**Directions for this task**
Repeat, exactly and in full, the lines of the listing below, but without any pictures.

**Data**
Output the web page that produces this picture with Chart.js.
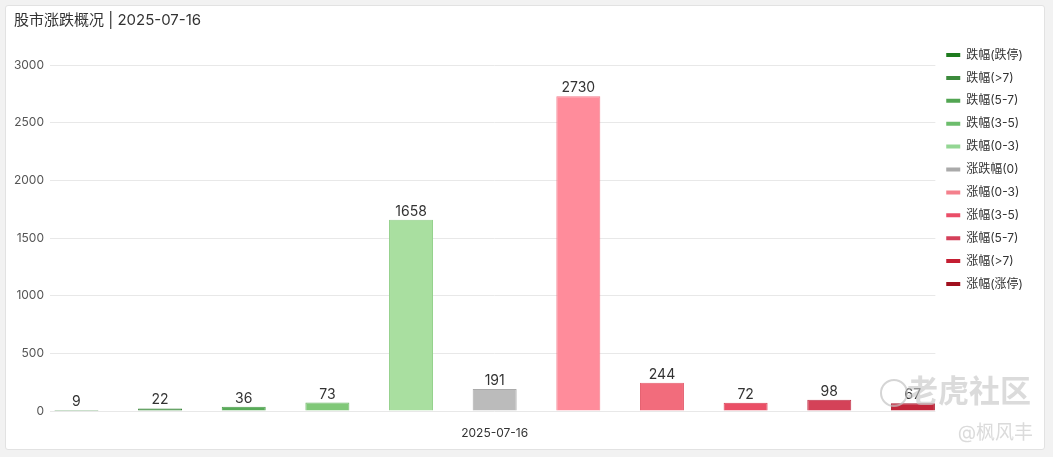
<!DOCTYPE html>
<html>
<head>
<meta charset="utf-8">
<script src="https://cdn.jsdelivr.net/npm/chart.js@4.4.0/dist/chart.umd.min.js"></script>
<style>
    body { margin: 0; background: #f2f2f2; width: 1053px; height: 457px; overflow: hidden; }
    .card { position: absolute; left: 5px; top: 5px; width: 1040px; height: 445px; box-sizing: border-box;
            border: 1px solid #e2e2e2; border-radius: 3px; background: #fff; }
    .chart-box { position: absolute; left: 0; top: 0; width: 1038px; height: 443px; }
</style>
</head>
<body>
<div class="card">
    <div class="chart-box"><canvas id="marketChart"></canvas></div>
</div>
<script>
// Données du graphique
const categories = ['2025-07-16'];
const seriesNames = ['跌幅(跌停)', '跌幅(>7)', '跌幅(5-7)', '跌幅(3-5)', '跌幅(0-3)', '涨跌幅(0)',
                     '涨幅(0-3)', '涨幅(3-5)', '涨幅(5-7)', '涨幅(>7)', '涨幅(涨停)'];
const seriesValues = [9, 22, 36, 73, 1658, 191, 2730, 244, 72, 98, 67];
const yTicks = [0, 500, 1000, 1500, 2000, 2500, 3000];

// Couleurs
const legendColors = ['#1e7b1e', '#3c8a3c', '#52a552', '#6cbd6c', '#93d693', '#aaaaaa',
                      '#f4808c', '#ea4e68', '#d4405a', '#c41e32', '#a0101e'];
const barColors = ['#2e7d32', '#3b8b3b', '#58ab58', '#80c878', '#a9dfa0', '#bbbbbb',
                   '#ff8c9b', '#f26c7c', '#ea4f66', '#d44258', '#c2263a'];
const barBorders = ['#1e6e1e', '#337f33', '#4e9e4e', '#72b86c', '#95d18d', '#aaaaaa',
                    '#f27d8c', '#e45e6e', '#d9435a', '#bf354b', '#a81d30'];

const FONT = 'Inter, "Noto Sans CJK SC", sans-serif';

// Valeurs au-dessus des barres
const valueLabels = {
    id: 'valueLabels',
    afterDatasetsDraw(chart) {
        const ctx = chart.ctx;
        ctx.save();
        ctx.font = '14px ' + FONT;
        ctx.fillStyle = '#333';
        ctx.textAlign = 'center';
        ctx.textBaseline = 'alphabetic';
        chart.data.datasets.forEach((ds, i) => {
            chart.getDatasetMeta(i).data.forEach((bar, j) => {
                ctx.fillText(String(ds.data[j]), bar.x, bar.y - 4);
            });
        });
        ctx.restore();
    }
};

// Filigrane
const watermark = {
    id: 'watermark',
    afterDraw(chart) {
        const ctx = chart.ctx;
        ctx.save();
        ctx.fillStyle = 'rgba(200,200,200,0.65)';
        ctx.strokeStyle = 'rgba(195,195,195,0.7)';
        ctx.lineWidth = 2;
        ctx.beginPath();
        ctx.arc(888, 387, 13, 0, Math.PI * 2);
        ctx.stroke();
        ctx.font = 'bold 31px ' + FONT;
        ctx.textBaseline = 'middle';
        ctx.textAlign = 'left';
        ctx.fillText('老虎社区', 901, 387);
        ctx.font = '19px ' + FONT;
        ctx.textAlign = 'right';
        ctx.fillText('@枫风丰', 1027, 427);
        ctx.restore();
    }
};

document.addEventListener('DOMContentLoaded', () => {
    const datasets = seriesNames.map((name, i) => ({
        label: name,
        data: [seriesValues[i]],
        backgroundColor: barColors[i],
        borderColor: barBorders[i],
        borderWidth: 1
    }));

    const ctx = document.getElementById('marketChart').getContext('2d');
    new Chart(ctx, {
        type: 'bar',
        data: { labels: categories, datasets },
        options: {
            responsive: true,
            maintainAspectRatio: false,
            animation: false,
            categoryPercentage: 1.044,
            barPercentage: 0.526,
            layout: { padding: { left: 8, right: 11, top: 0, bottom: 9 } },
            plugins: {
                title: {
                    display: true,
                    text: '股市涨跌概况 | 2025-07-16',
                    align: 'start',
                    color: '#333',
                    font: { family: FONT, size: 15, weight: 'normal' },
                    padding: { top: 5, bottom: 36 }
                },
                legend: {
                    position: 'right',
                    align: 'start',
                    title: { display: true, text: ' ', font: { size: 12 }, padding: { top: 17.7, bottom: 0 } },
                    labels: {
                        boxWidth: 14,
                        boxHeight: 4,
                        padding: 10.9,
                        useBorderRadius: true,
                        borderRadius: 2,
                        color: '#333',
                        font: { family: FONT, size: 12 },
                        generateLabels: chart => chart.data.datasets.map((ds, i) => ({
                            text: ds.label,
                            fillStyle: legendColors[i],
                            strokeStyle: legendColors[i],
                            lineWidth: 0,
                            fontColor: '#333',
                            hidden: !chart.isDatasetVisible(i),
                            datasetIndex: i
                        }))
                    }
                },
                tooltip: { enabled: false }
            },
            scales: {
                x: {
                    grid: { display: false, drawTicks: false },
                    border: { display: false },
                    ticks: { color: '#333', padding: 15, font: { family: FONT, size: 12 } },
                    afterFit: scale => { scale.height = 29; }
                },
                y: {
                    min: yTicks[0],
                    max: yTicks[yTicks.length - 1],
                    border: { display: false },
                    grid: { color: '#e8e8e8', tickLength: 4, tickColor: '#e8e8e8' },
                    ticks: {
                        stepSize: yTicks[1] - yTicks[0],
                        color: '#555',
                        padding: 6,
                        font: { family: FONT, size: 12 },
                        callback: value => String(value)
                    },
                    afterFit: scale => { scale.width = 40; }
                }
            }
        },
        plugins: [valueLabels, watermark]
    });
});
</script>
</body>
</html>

**Final result**
Output the web page that produces this picture with Chart.js.
<!DOCTYPE html>
<html>
<head>
<meta charset="utf-8">
<script src="https://cdn.jsdelivr.net/npm/chart.js@4.4.0/dist/chart.umd.min.js"></script>
<style>
    body { margin: 0; background: #f2f2f2; width: 1053px; height: 457px; overflow: hidden; }
    .card { position: absolute; left: 5px; top: 5px; width: 1040px; height: 445px; box-sizing: border-box;
            border: 1px solid #e2e2e2; border-radius: 3px; background: #fff; }
    .chart-box { position: absolute; left: 0; top: 0; width: 1038px; height: 443px; }
</style>
</head>
<body>
<div class="card">
    <div class="chart-box"><canvas id="marketChart"></canvas></div>
</div>
<script>
// Données du graphique
const categories = ['2025-07-16'];
const seriesNames = ['跌幅(跌停)', '跌幅(>7)', '跌幅(5-7)', '跌幅(3-5)', '跌幅(0-3)', '涨跌幅(0)',
                     '涨幅(0-3)', '涨幅(3-5)', '涨幅(5-7)', '涨幅(>7)', '涨幅(涨停)'];
const seriesValues = [9, 22, 36, 73, 1658, 191, 2730, 244, 72, 98, 67];
const yTicks = [0, 500, 1000, 1500, 2000, 2500, 3000];

// Couleurs
const legendColors = ['#1e7b1e', '#3c8a3c', '#52a552', '#6cbd6c', '#93d693', '#aaaaaa',
                      '#f4808c', '#ea4e68', '#d4405a', '#c41e32', '#a0101e'];
const barColors = ['#2e7d32', '#3b8b3b', '#58ab58', '#80c878', '#a9dfa0', '#bbbbbb',
                   '#ff8c9b', '#f26c7c', '#ea4f66', '#d44258', '#c2263a'];
const barBorders = ['#1e6e1e', '#337f33', '#4e9e4e', '#72b86c', '#95d18d', '#aaaaaa',
                    '#f27d8c', '#e45e6e', '#d9435a', '#bf354b', '#a81d30'];

const FONT = 'Inter, "Noto Sans CJK SC", sans-serif';

// Valeurs au-dessus des barres
const valueLabels = {
    id: 'valueLabels',
    afterDatasetsDraw(chart) {
        const ctx = chart.ctx;
        ctx.save();
        ctx.font = '14px ' + FONT;
        ctx.fillStyle = '#333';
        ctx.textAlign = 'center';
        ctx.textBaseline = 'alphabetic';
        chart.data.datasets.forEach((ds, i) => {
            chart.getDatasetMeta(i).data.forEach((bar, j) => {
                ctx.fillText(String(ds.data[j]), bar.x, bar.y - 4);
            });
        });
        ctx.restore();
    }
};

// Filigrane
const watermark = {
    id: 'watermark',
    afterDraw(chart) {
        const ctx = chart.ctx;
        ctx.save();
        ctx.fillStyle = 'rgba(200,200,200,0.65)';
        ctx.strokeStyle = 'rgba(195,195,195,0.7)';
        ctx.lineWidth = 2;
        ctx.beginPath();
        ctx.arc(888, 387, 13, 0, Math.PI * 2);
        ctx.stroke();
        ctx.font = 'bold 31px ' + FONT;
        ctx.textBaseline = 'middle';
        ctx.textAlign = 'left';
        ctx.fillText('老虎社区', 901, 387);
        ctx.font = '19px ' + FONT;
        ctx.textAlign = 'right';
        ctx.fillText('@枫风丰', 1027, 427);
        ctx.restore();
    }
};

document.addEventListener('DOMContentLoaded', () => {
    const datasets = seriesNames.map((name, i) => ({
        label: name,
        data: [seriesValues[i]],
        backgroundColor: barColors[i],
        borderColor: barBorders[i],
        borderWidth: 1
    }));

    const ctx = document.getElementById('marketChart').getContext('2d');
    new Chart(ctx, {
        type: 'bar',
        data: { labels: categories, datasets },
        options: {
            responsive: true,
            maintainAspectRatio: false,
            animation: false,
            categoryPercentage: 1.044,
            barPercentage: 0.526,
            layout: { padding: { left: 8, right: 11, top: 0, bottom: 9 } },
            plugins: {
                title: {
                    display: true,
                    text: '股市涨跌概况 | 2025-07-16',
                    align: 'start',
                    color: '#333',
                    font: { family: FONT, size: 15, weight: 'normal' },
                    padding: { top: 5, bottom: 36 }
                },
                legend: {
                    position: 'right',
                    align: 'start',
                    title: { display: true, text: ' ', font: { size: 12 }, padding: { top: 17.7, bottom: 0 } },
                    labels: {
                        boxWidth: 14,
                        boxHeight: 4,
                        padding: 10.9,
                        useBorderRadius: true,
                        borderRadius: 2,
                        color: '#333',
                        font: { family: FONT, size: 12 },
                        generateLabels: chart => chart.data.datasets.map((ds, i) => ({
                            text: ds.label,
                            fillStyle: legendColors[i],
                            strokeStyle: legendColors[i],
                            lineWidth: 0,
                            fontColor: '#333',
                            hidden: !chart.isDatasetVisible(i),
                            datasetIndex: i
                        }))
                    }
                },
                tooltip: { enabled: false }
            },
            scales: {
                x: {
                    grid: { display: false, drawTicks: false },
                    border: { display: false },
                    ticks: { color: '#333', padding: 15, font: { family: FONT, size: 12 } },
                    afterFit: scale => { scale.height = 29; }
                },
                y: {
                    min: yTicks[0],
                    max: yTicks[yTicks.length - 1],
                    border: { display: false },
                    grid: { color: '#e8e8e8', tickLength: 4, tickColor: '#e8e8e8' },
                    ticks: {
                        stepSize: yTicks[1] - yTicks[0],
                        color: '#555',
                        padding: 6,
                        font: { family: FONT, size: 12 },
                        callback: value => String(value)
                    },
                    afterFit: scale => { scale.width = 40; }
                }
            }
        },
        plugins: [valueLabels, watermark]
    });
});
</script>
</body>
</html>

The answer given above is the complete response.